Of course we can encode these symbols with bits in a byte. I chose - to be a bit set to 0, . to be a bit set to 1. Characters in C are at least 8 bits, but they are either signed or unsigned. To be portable, I’ve used only values from 0 to 127 (inclusive) (both in the encoding of Morse codes, as well as in subexpressions in the program). Hence we can use type char (using unsigned char for an extra bit would have made the source code excessively large ;-)

The least significant bit contains the first symbol of a Morse code, so we have

    E > 0......1
    Z > 0...1100
    3 > 0..00111

The dots still have to be determined. But we also need to encode the length of the sequence.
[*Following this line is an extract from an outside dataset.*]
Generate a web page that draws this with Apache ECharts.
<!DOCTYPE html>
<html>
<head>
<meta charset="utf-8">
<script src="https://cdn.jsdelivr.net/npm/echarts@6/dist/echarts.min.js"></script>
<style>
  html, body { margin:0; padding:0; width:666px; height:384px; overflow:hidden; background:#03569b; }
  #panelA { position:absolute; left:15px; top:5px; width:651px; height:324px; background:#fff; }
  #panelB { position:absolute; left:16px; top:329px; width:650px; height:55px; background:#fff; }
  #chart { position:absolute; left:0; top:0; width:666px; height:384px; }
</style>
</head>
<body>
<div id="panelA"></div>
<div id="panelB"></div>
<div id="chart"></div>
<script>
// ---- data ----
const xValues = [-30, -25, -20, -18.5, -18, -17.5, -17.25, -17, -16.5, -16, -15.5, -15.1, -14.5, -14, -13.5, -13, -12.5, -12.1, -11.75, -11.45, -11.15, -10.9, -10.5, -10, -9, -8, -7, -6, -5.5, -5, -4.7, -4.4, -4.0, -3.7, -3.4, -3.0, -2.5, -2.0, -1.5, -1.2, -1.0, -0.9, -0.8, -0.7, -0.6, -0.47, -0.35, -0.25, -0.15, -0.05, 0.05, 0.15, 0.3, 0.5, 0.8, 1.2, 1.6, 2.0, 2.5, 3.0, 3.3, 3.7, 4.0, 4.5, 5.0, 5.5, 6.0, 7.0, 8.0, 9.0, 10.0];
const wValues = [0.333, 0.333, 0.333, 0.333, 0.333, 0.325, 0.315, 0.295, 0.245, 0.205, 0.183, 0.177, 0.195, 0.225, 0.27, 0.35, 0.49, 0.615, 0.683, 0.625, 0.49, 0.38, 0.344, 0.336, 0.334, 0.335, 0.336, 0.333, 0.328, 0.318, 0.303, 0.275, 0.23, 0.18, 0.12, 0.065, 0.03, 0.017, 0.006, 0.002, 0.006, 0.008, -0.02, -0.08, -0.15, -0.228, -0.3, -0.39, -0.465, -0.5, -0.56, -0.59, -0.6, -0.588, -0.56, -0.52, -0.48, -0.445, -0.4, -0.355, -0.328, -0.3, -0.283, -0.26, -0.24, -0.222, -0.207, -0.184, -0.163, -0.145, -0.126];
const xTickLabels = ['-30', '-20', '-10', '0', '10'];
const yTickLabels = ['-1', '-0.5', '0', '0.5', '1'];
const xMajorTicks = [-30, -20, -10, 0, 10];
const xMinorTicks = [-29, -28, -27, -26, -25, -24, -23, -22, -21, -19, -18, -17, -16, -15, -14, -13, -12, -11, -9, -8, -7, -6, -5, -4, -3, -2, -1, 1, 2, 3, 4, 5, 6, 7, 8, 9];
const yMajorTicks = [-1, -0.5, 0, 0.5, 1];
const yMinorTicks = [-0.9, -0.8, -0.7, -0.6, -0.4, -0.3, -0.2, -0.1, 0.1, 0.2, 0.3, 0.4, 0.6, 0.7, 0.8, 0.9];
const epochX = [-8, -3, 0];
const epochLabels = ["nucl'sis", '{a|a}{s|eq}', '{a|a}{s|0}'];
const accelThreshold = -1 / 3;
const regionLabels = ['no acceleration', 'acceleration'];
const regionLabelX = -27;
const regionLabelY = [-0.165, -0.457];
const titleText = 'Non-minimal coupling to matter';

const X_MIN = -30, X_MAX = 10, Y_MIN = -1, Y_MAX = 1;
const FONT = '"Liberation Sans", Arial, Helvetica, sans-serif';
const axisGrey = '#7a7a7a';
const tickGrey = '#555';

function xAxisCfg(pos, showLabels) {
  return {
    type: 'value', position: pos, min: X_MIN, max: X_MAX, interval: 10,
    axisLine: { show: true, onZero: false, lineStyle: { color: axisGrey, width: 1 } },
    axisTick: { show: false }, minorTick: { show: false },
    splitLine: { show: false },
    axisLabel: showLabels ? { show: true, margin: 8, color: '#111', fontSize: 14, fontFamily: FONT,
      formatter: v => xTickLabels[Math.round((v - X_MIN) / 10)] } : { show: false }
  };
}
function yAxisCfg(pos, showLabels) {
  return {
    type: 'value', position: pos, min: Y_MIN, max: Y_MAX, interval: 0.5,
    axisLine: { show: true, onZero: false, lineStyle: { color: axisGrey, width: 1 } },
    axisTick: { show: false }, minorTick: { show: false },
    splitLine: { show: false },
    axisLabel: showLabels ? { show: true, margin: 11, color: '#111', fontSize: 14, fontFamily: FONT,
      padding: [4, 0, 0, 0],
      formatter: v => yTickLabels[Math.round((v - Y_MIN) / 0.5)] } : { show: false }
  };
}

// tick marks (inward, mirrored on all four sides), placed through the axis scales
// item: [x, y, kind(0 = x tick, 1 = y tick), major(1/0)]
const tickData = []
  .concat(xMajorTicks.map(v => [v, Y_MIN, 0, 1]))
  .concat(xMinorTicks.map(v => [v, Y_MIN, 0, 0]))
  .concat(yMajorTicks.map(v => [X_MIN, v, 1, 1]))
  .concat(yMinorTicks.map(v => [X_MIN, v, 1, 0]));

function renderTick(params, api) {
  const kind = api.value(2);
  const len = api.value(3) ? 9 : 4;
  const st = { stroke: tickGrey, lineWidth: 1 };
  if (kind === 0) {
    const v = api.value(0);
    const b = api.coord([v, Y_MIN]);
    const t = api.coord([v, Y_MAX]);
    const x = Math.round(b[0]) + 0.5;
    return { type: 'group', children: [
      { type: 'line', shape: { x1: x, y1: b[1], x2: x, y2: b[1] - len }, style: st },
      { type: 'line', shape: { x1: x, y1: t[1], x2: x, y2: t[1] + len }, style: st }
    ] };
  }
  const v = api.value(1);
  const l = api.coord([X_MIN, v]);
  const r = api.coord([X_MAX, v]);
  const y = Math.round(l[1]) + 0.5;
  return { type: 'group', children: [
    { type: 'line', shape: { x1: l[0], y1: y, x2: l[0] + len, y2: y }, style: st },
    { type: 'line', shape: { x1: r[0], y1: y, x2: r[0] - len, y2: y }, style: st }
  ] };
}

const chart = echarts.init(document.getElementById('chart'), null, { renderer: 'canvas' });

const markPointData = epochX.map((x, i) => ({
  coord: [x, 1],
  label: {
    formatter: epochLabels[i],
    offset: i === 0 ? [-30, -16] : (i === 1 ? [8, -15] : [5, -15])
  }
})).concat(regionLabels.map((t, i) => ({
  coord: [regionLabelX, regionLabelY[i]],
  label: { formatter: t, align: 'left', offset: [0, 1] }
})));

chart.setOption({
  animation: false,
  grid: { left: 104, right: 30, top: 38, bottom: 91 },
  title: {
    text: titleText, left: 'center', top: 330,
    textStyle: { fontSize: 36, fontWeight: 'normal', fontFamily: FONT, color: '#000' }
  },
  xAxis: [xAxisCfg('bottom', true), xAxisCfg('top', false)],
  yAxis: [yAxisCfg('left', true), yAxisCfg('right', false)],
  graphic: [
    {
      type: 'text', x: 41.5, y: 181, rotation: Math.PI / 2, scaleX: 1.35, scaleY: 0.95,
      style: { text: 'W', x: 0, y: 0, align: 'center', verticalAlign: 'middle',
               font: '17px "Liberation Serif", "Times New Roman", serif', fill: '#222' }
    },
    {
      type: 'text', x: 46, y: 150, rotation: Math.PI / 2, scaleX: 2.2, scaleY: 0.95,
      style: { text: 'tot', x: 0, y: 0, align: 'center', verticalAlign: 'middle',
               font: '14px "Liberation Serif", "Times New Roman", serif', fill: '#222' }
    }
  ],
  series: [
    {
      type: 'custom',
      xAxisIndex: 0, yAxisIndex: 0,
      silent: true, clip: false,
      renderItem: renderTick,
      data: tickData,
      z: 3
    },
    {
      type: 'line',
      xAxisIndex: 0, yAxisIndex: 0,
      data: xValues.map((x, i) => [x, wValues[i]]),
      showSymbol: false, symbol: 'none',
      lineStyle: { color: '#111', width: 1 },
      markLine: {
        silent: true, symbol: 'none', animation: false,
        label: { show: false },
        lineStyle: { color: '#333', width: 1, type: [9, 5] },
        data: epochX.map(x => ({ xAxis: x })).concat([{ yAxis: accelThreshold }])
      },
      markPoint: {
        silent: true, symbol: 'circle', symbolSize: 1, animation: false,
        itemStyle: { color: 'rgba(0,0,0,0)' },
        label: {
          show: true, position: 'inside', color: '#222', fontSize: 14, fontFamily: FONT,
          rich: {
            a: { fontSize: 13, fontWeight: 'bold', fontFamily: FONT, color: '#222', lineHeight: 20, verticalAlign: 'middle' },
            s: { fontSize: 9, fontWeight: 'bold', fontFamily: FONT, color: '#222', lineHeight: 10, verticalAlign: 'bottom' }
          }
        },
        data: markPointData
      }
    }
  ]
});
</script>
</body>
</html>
Since there are only 4 different kind of lengths, two bits would suffice, e.g.

    E > 000....1
    Z > 010.1100
    3 > 01100111

That means bits 6 and 5 set to 00 is length 1, set to 01 is length 2, etc. But this would mean that we would have to extract the length into a counter before shifting out each symbol, such as

    length = (encoding & 96) >> 5;
    do {
            putchar(encoding & 1 ? '-' : '.');
            encoding >>= 1;
    } while (length--);

We can also use the remaining bits to include the counter

    length 1: 00000.1x     `E > 00000.11
    length 2: 0000.1xx
    length 3: 000.1xxx
    length 4: 00.1xxxx     Z > 00.11100
    length 5: 0.1xxxxx     3 > 0.100111

with 1 bit still to be chosen freely (let’s assume it is 0). Now we can do

    do {
            putchar(encoding & 1 ? '-' : '.');
            encoding >>= 1;
    while (encoding > 1);

As you see, the encoded Morse sequence can be the counter itself. But this is not very pleasant, as some Morse sequences will end up having an ASCII value < 32, i.e. they will be control codes. This would make the initializing (encoding) string awkward. Hence I came up with the following

length 1: 0010010x     E > 00100101  (= '%')
length 2: 001010xx
length 3: 00110xxx
length 4: 0100xxxx     Z > 01001100  (= 'L')
length 5: 011xxxxx     3 > 01100111  (= 'g')
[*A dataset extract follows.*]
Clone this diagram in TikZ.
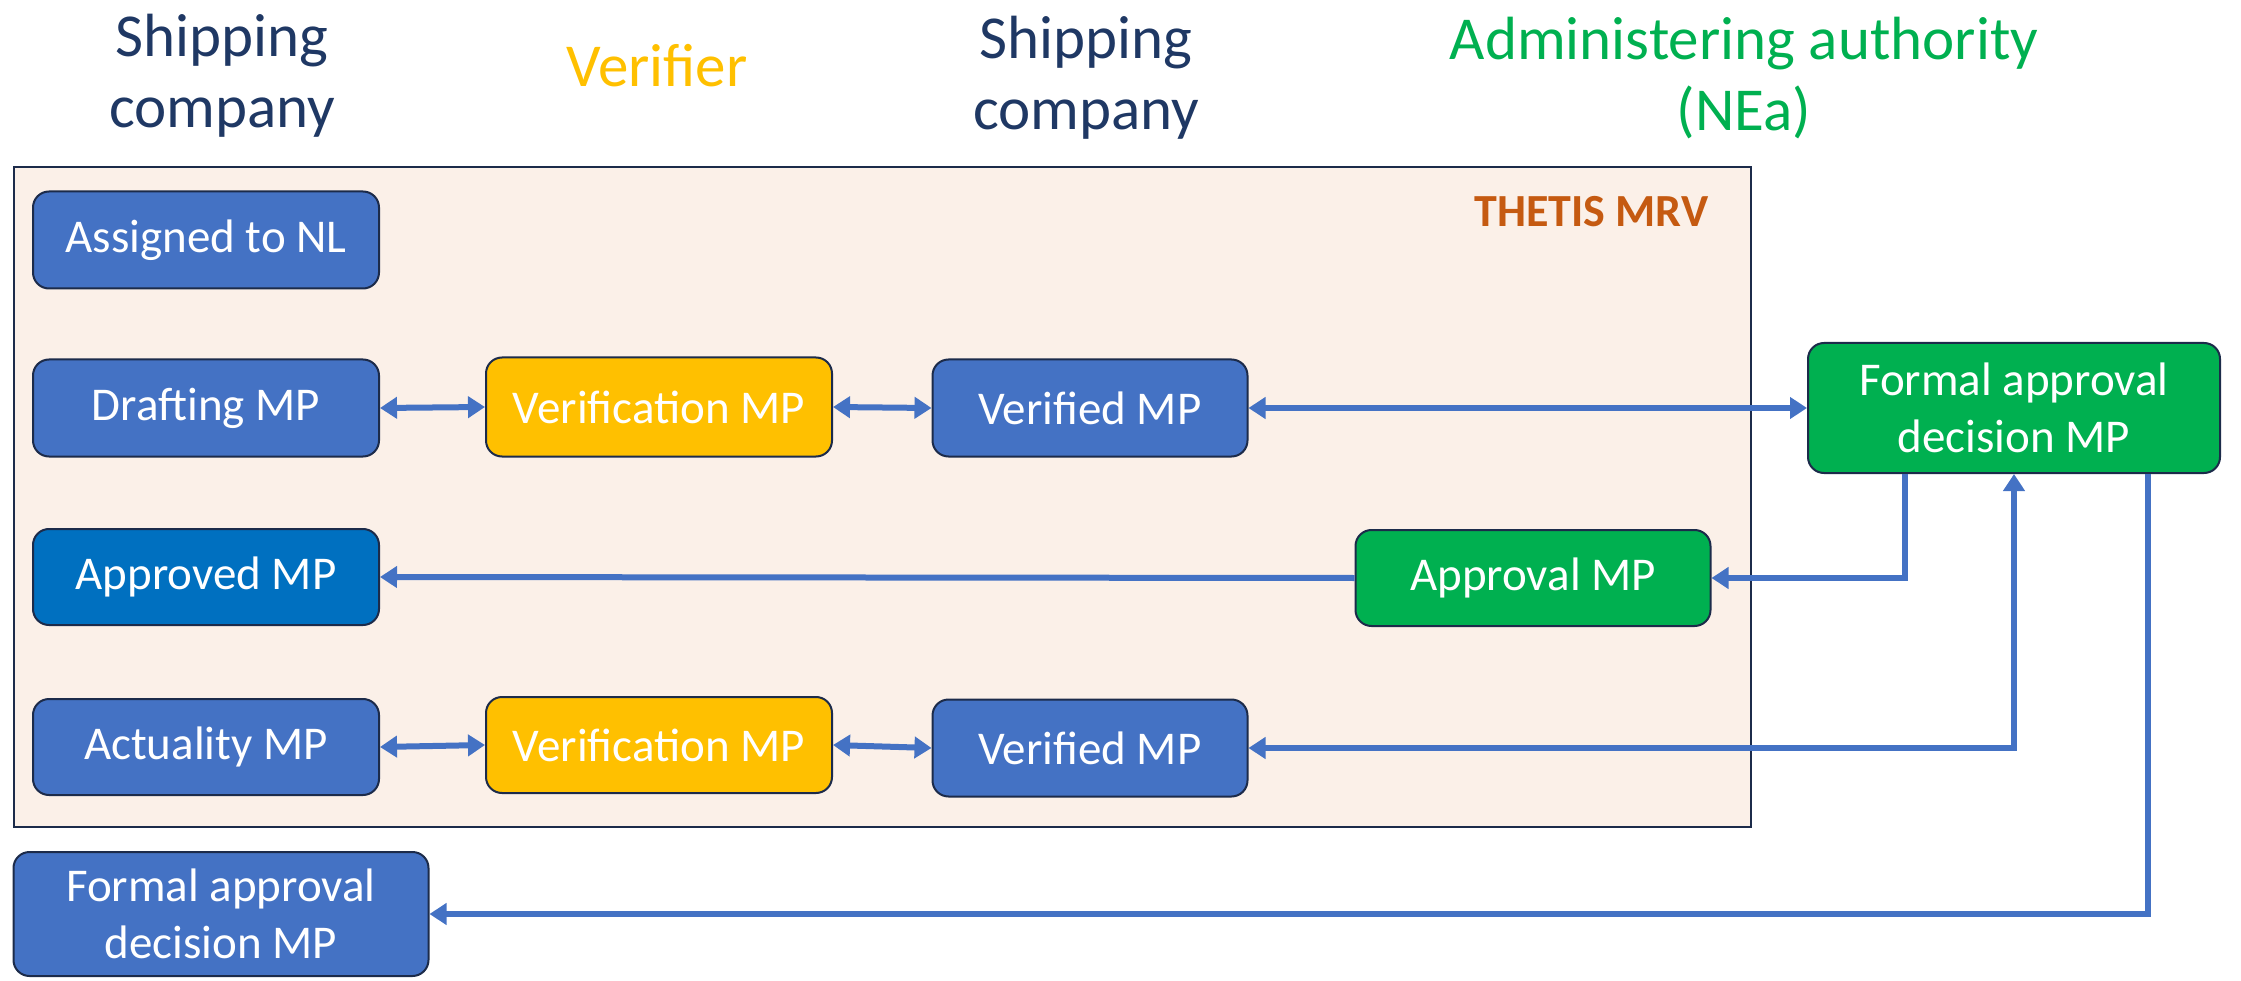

Notice these encodings in the initialization string. Only the coding for 5 needs an escape (5 = ..... > 01111111 = '\177'). The way the length is encoded still allows the encoding to be its own counter:

    do {
            putchar(encoding & 1 ? '-' : '.');
            encoding = (encoding + 32) >> 1;
    } while (encoding > 35);

The last shift will always result in 00100010, hence the test for >35. Note that the calculation for the next value of encoding is done at int precision, so that the actual value of the char remains <= 127.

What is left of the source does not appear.